Wednesday, August 22
The prophetic edge
Scripture: Jeremiah 28-30, 1 John 3
False prophets were predicting an early return from Babylon for the Jewish exiles, and that they would bring back with them all the Temple treasures. In contrast, Jeremiah wrote a letter telling the exiles to settle in, build homes and families, because it would be 70 years before they returned.
Jeremiah’s message was extremely unpopular. It meant that virtually all those alive would die in captivity and never see their homeland again. It was also considered very unpatriotic (although Jeremiah loved his country deeply).

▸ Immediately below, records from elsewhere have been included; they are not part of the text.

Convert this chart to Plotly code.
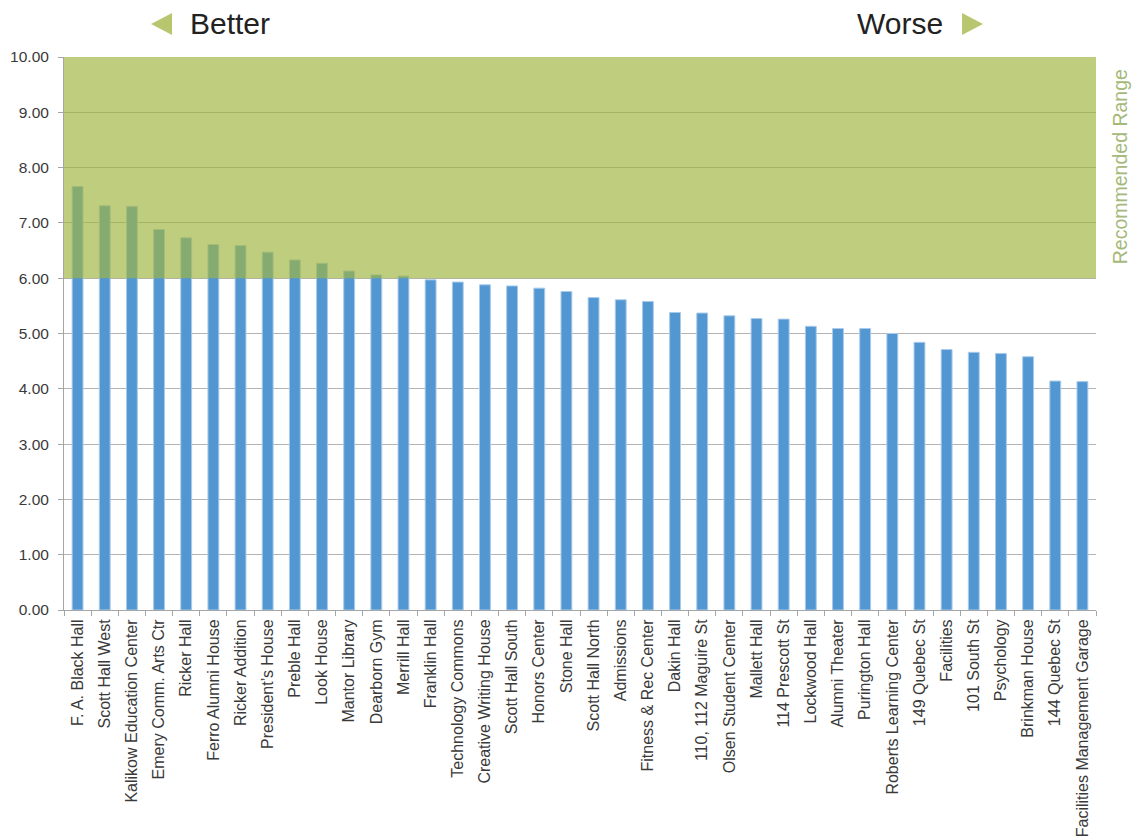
import plotly.graph_objects as go

# Building scores, sorted from best to worst
buildings = [
    "F. A. Black Hall", "Scott Hall West", "Kalikow Education Center", "Emery Comm. Arts Ctr",
    "Ricker Hall", "Ferro Alumni House", "Ricker Addition", "President’s House",
    "Preble Hall", "Look House", "Mantor Library", "Dearborn Gym", "Merrill Hall",
    "Franklin Hall", "Technology Commons", "Creative Writing House", "Scott Hall South",
    "Honors Center", "Stone Hall", "Scott Hall North", "Admissions", "Fitness & Rec Center",
    "Dakin Hall", "110, 112 Maguire St", "Olsen Student Center", "Mallett Hall",
    "114 Prescott St", "Lockwood Hall", "Alumni Theater", "Purington Hall",
    "Roberts Learning Center", "149 Quebec St", "Facilities", "101 South St",
    "Psychology", "Brinkman House", "144 Quebec St", "Facilities Management Garage",
]
scores = [
    7.66, 7.31, 7.30, 6.88, 6.73, 6.61, 6.59, 6.47, 6.33, 6.27, 6.13, 6.06, 6.04,
    5.97, 5.93, 5.88, 5.86, 5.82, 5.76, 5.65, 5.61, 5.58, 5.38, 5.37, 5.32, 5.27,
    5.26, 5.13, 5.09, 5.09, 5.00, 4.84, 4.71, 4.66, 4.64, 4.58, 4.14, 4.13,
]
y_ticks = [0, 1, 2, 3, 4, 5, 6, 7, 8, 9, 10]
range_low, range_high = 6.0, 10.0

FONT = "Liberation Sans, Arial, sans-serif"
GREEN = "#b8c76f"

fig = go.Figure()
fig.add_trace(go.Bar(
    x=buildings,
    y=scores,
    marker=dict(color="#5297d2", line=dict(color="#a9cbea", width=1)),
    hoverinfo="x+y",
))

# Recommended range band, drawn over the bars
fig.add_shape(
    type="rect", xref="paper", yref="y",
    x0=0, x1=1, y0=range_low, y1=range_high,
    fillcolor="rgba(160,181,64,0.67)", line=dict(width=0), layer="above",
)

# Direction arrows
fig.add_shape(
    type="path", xref="paper", yref="paper",
    path="M 0.0843 1.0597 L 0.1047 1.0796 L 0.1047 1.0398 Z",
    fillcolor=GREEN, line=dict(width=0),
)
fig.add_shape(
    type="path", xref="paper", yref="paper",
    path="M 0.8905 1.0597 L 0.8702 1.0796 L 0.8702 1.0398 Z",
    fillcolor=GREEN, line=dict(width=0),
)

fig.add_annotation(
    text="Better", xref="paper", yref="paper", x=0.1201, y=1.0597,
    xanchor="left", yanchor="middle", showarrow=False,
    font=dict(family=FONT, size=30, color="#222222"),
)
fig.add_annotation(
    text="Worse", xref="paper", yref="paper", x=0.8537, y=1.0597,
    xanchor="right", yanchor="middle", showarrow=False,
    font=dict(family=FONT, size=30, color="#222222"),
)
fig.add_annotation(
    text="Recommended Range", xref="paper", yref="paper", x=1.024, y=0.802,
    xanchor="center", yanchor="middle", showarrow=False, textangle=-90,
    font=dict(family=FONT, size=19.5, color="#a5b97a"),
)

fig.update_layout(
    width=1137, height=840,
    margin=dict(l=64, r=41, t=57, b=230, autoexpand=False),
    paper_bgcolor="white", plot_bgcolor="white",
    bargap=0.6,
    showlegend=False,
    font=dict(family=FONT, color="#3a3a3a"),
)
fig.update_xaxes(
    tickangle=-90,
    tickfont=dict(family=FONT, size=16, color="#3a3a3a"),
    showline=True, linecolor="#a6a6a6", linewidth=1,
    ticks="outside", ticklen=5, tickcolor="#a6a6a6", tickson="boundaries",
    ticklabelstandoff=2,
    showgrid=False,
)
fig.update_yaxes(
    range=[0, 10], tickvals=y_ticks,
    ticktext=[f"{v:.2f}" for v in y_ticks],
    tickfont=dict(family=FONT, size=15.5, color="#3a3a3a"),
    showline=True, linecolor="#a6a6a6", linewidth=1,
    ticks="outside", ticklen=5, tickcolor="#a6a6a6",
    ticklabelstandoff=6,
    showgrid=True, gridcolor="#b4b4b4", gridwidth=1,
    zeroline=False,
)

fig.write_html("out.html")
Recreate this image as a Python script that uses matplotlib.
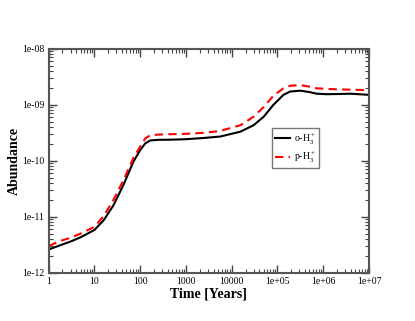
import numpy as np
from matplotlib import pyplot as plt
from matplotlib.ticker import LogLocator, FixedLocator, FixedFormatter, NullFormatter

# values (time in years, abundance)
t_ortho = [1, 1.8, 3, 5, 10, 16, 26, 43, 71, 100, 129, 166, 250, 447, 1000,
           2500, 5600, 15500, 30000, 50000, 81000, 135000, 190000, 316000,
           500000, 724000, 1.2e6, 2e6, 4e6, 1e7]
ortho = [2.6e-12, 3.1e-12, 3.6e-12, 4.3e-12, 5.8e-12, 8.7e-12, 1.6e-11, 3.7e-11,
         9.6e-11, 1.55e-10, 2.04e-10, 2.3e-10, 2.36e-10, 2.37e-10, 2.42e-10,
         2.55e-10, 2.7e-10, 3.3e-10, 4.3e-10, 6.1e-10, 9.9e-10, 1.5e-09,
         1.72e-09, 1.78e-09, 1.68e-09, 1.57e-09, 1.54e-09, 1.55e-09, 1.57e-09,
         1.5e-09]
t_para = [1, 1.8, 3, 5, 10, 16, 26, 43, 71, 100, 129, 166, 250, 447, 1000,
          2500, 5600, 15500, 30000, 50000, 81000, 135000, 190000, 316000,
          500000, 724000, 2e6, 1e7]
para = [3.0e-12, 3.7e-12, 4.2e-12, 5.0e-12, 6.6e-12, 1.03e-11, 2.0e-11, 4.5e-11,
        1.12e-10, 1.8e-10, 2.5e-10, 2.85e-10, 2.93e-10, 2.97e-10, 3.02e-10,
        3.15e-10, 3.4e-10, 4.3e-10, 6.1e-10, 9.1e-10, 1.44e-09, 1.96e-09,
        2.18e-09, 2.24e-09, 2.1e-09, 1.96e-09, 1.88e-09, 1.82e-09]

xticks = [1, 10, 100, 1000, 10000, 1e5, 1e6, 1e7]
xlabels = ["1", "10", "100", "1000", "10000", "1e+05", "1e+06", "1e+07"]
yticks = [1e-12, 1e-11, 1e-10, 1e-9, 1e-8]
ylabels = ["1e-12", "1e-11", "1e-10", "1e-09", "1e-08"]

plt.rcParams['font.family'] = ['Liberation Serif', 'DejaVu Serif']
plt.rcParams['mathtext.fontset'] = 'custom'
plt.rcParams['mathtext.rm'] = 'Liberation Serif'

fig = plt.figure(figsize=(4.15, 3.21), dpi=100)
ax = fig.add_axes([48.7/415, 1 - 272.7/321, (369 - 48.7)/415, (272.7 - 48.7)/321])

ax.loglog(t_ortho, ortho, color='black', lw=1.5, label=r'o-H$_3^+$')
ax.loglog(t_para, para, color='red', lw=1.5, ls=(0, (4, 2.5)), label=r'p-H$_3^+$')

ax.set_xlim(1, 1e7)
ax.set_ylim(1e-12, 1e-8)
ax.xaxis.set_major_locator(FixedLocator(xticks))
ax.xaxis.set_major_formatter(FixedFormatter(xlabels))
ax.yaxis.set_major_locator(FixedLocator(yticks))
ax.yaxis.set_major_formatter(FixedFormatter(ylabels))
ax.xaxis.set_minor_locator(LogLocator(base=10, subs=np.arange(2, 10), numticks=20))
ax.yaxis.set_minor_locator(LogLocator(base=10, subs=np.arange(2, 10), numticks=20))
ax.xaxis.set_minor_formatter(NullFormatter())
ax.yaxis.set_minor_formatter(NullFormatter())

ax.tick_params(which='both', direction='in', top=True, right=True, labelsize=7,
               color='#444444', pad=3)
ax.tick_params(which='major', length=6, width=1)
ax.tick_params(which='minor', length=3, width=0.8)
for s in ax.spines.values():
    s.set_color('#555555')
    s.set_linewidth(1.5)

ax.set_xlabel('Time [Years]', fontsize=10, fontweight='bold', labelpad=1.5)
ax.set_ylabel('Abundance', fontsize=10, fontweight='bold', labelpad=1)

leg = ax.legend(loc='upper left', bbox_to_anchor=((272 - 48.7)/320.3, (272.7 - 128.3)/224),
                borderaxespad=0, fontsize=7, frameon=True, fancybox=False,
                handlelength=1.5, borderpad=0.3, labelspacing=0.3, handletextpad=0.5)
leg.get_frame().set_edgecolor('#555555')
leg.get_frame().set_linewidth(1.0)

fig.savefig('out.png', dpi=100)
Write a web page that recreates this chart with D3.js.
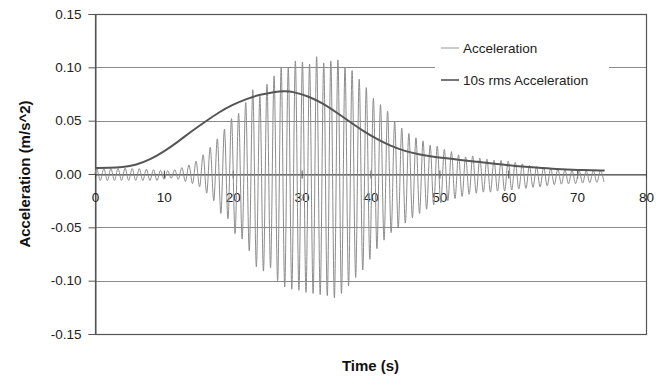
<!DOCTYPE html>
<html>
<head>
<meta charset="utf-8">
<script src="https://cdn.jsdelivr.net/npm/d3@7"></script>
<style>
  body { margin: 0; background: #fff; }
  svg { font-family: "Liberation Sans", Arial, sans-serif; }
</style>
</head>
<body>
<svg id="chart" width="659" height="380"></svg>
<script>
// acceleration oscillation, one crest and one trough per cycle
var cycleStart = 0.25;
var cyclePeriod = 1.03;
var crests = [
    0.005, 0.005, 0.005, 0.005, 0.0055, 0.005, 0.005, 0.0045, 0.004, 0.0035,
    0.003, 0.004, 0.006, 0.0085, 0.012, 0.018, 0.025, 0.033, 0.042, 0.052,
    0.057, 0.067, 0.079, 0.073, 0.084, 0.092, 0.100, 0.100, 0.106, 0.105,
    0.103, 0.110, 0.104, 0.106, 0.107, 0.100, 0.097, 0.089, 0.081, 0.071,
    0.065, 0.059, 0.049, 0.043, 0.038, 0.034, 0.031, 0.027, 0.026, 0.023,
    0.021, 0.018, 0.016, 0.017, 0.015, 0.014, 0.013, 0.0127, 0.012, 0.011,
    0.0095, 0.008, 0.007, 0.0063, 0.0055, 0.0047, 0.004, 0.0035, 0.003, 0.003,
    0.003, 0.003
];
var troughs = [
    -0.006, -0.006, -0.006, -0.006, -0.006, -0.006, -0.006, -0.006, -0.006, -0.005,
    -0.004, -0.005, -0.007, -0.009, -0.012, -0.018, -0.025, -0.037, -0.042, -0.056,
    -0.061, -0.072, -0.087, -0.091, -0.088, -0.100, -0.106, -0.108, -0.109, -0.111,
    -0.112, -0.113, -0.114, -0.116, -0.112, -0.105, -0.097, -0.090, -0.080, -0.070,
    -0.062, -0.055, -0.050, -0.046, -0.041, -0.037, -0.033, -0.029, -0.027, -0.025,
    -0.023, -0.021, -0.019, -0.018, -0.017, -0.017, -0.016, -0.016, -0.015, -0.014,
    -0.0135, -0.0126, -0.012, -0.011, -0.010, -0.0095, -0.0092, -0.009, -0.0085, -0.008,
    -0.0078, -0.0073
];

// 10s rms acceleration
var rmsTimes = [0, 2, 4, 6, 8, 10, 12, 14, 16, 18, 20, 22, 24, 26, 27.5, 29, 31, 33, 35, 37,
    39, 41, 43, 45, 47, 49, 52, 55, 58, 61, 64, 67, 70, 74];
var rmsValues = [0.0056, 0.0057, 0.0062, 0.0085, 0.0135, 0.021, 0.030, 0.040, 0.049, 0.058,
    0.065, 0.0705, 0.0745, 0.077, 0.0778, 0.0768, 0.0728, 0.0665, 0.058, 0.049,
    0.040, 0.0325, 0.026, 0.0215, 0.0183, 0.0162, 0.014, 0.0118, 0.0095, 0.0075,
    0.006, 0.0046, 0.0038, 0.0032];

var xTicks = [0, 10, 20, 30, 40, 50, 60, 70, 80];
var yTicks = [0.15, 0.10, 0.05, 0.00, -0.05, -0.10, -0.15];
var legendLabels = ["Acceleration", "10s rms Acceleration"];

var plotLeft = 95, plotRight = 646, plotTop = 14, plotBottom = 334;

var x = d3.scaleLinear().domain([0, 80]).range([plotLeft, plotRight]);
var y = d3.scaleLinear().domain([-0.15, 0.15]).range([plotBottom, plotTop]);

var svg = d3.select("#chart");

// gridlines
svg.append("g")
    .selectAll("line")
    .data(yTicks)
    .enter()
    .append("line")
    .attr("x1", plotLeft)
    .attr("x2", plotRight)
    .attr("y1", d => Math.round(y(d)) + 0.5)
    .attr("y2", d => Math.round(y(d)) + 0.5)
    .attr("stroke", "#8a8a8a")
    .attr("stroke-width", 1);

// plot border
svg.append("rect")
    .attr("x", plotLeft + 0.5)
    .attr("y", plotTop + 0.5)
    .attr("width", plotRight - plotLeft)
    .attr("height", plotBottom - plotTop)
    .attr("fill", "none")
    .attr("stroke", "#555")
    .attr("stroke-width", 1.2);

// y axis
var yAxis = svg.append("g")
    .attr("transform", "translate(" + (plotLeft + 0.5) + ",0)")
    .call(d3.axisLeft(y).tickValues(yTicks).tickSize(7).tickPadding(7)
        .tickFormat(d3.format(".2f")));
yAxis.select(".domain").attr("stroke", "#555");
yAxis.selectAll(".tick line").attr("stroke", "#555");
yAxis.selectAll("text")
    .attr("font-size", 13.5)
    .attr("fill", "#222")
    .text(d => d3.format(".2f")(d).replace("−", "-"));

// x axis on the zero line
var xAxis = svg.append("g")
    .attr("transform", "translate(0," + (Math.round(y(0)) + 0.5) + ")")
    .call(d3.axisBottom(x).tickValues(xTicks).tickSize(4).tickPadding(14));
xAxis.select(".domain").attr("stroke", "#444");
xAxis.selectAll(".tick line").attr("y1", -4).attr("stroke", "#444");
xAxis.selectAll("text")
    .attr("font-size", 13.5)
    .attr("fill", "#222");

// acceleration trace
var accPoints = [[0, 0]];
crests.forEach((c, k) => {
    var t = cycleStart + k * cyclePeriod;
    accPoints.push([t, c]);
    accPoints.push([t + cyclePeriod / 2, troughs[k]]);
});

var line = d3.line()
    .x(d => x(d[0]))
    .y(d => y(d[1]))
    .curve(d3.curveMonotoneX);

svg.append("path")
    .datum(accPoints)
    .attr("d", line)
    .attr("fill", "none")
    .attr("stroke", "#8c8c8c")
    .attr("stroke-width", 1);

// rms trace
svg.append("path")
    .datum(rmsTimes.map((t, i) => [t, rmsValues[i]]))
    .attr("d", line.curve(d3.curveBasis))
    .attr("fill", "none")
    .attr("stroke", "#555")
    .attr("stroke-width", 2);

// legend
var legend = svg.append("g");
legend.append("rect")
    .attr("x", 435)
    .attr("y", 30)
    .attr("width", 174)
    .attr("height", 66)
    .attr("fill", "#fff");

var legendColors = ["#a8a8a8", "#555"];
legendLabels.forEach((label, i) => {
    var ly = 48 + i * 32;
    legend.append("line")
        .attr("x1", 441)
        .attr("x2", 459)
        .attr("y1", ly)
        .attr("y2", ly)
        .attr("stroke", legendColors[i])
        .attr("stroke-width", i === 0 ? 1.2 : 1.6);
    legend.append("text")
        .attr("x", 463)
        .attr("y", ly + 5)
        .attr("font-size", 13.5)
        .attr("fill", "#222")
        .text(label);
});

// axis titles
svg.append("text")
    .attr("x", (plotLeft + plotRight) / 2)
    .attr("y", 371)
    .attr("text-anchor", "middle")
    .attr("font-size", 15)
    .attr("font-weight", "bold")
    .attr("fill", "#111")
    .text("Time (s)");

svg.append("text")
    .attr("transform", "translate(30," + ((plotTop + plotBottom) / 2) + ") rotate(-90)")
    .attr("text-anchor", "middle")
    .attr("font-size", 15)
    .attr("font-weight", "bold")
    .attr("fill", "#111")
    .text("Acceleration (m/s^2)");
</script>
</body>
</html>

On the other hand, the false prophets’ message was very popular. They told people what they wanted to hear. They promised peace and prosperity and an early return. But it wasn’t true.
In 28:8-9, Jeremiah even says that prophets have always announced judgment, and those who announce peace are only recognized as true prophets if it comes to pass (although the same could be said for those who announce judgment). His point is that the true prophets’ message is rarely popular.
We are called to be truth tellers, even when the truth is unpopular. There is always a prophetic edge to the gospel proclamation, because God’s Kingdom is a counter-culture to every human culture. God’s Kingdom challenges every human kingdom and institution at some level.
If our gospel proclamation doesn’t challenge the prevailing culture, doesn’t question the status quo, doesn’t make some people uncomfortable, we may be conforming to the culture rather than proclaiming the gospel of the Kingdom.
This encourages me to speak the truth even though some resist it, even though it offends some. It reminds me of the words of Jesus:
Luke 6:22–23 Blessed are you when people hate you, when they exclude you and insult you and reject your name as evil, because of the Son of Man. 23 Rejoice in that day and leap for joy, because great is your reward in heaven. For that is how their ancestors treated the prophets.
Luke 6:26 Woe to you when everyone speaks well of you, for that is how their ancestors treated the false prophets.
Jesus affirms this idea that the prophets were unpopular and resisted, and the false prophets were popular because they said what people wanted to hear. Jesus calls us to speak the truth even when it’s not popular. The gospel comes with a prophetic edge.
Prayer: Lord, you know that I often care too much about being liked. Give me the courage to speak the truth even when it’s not popular, even if people don’t like it—and don’t like me.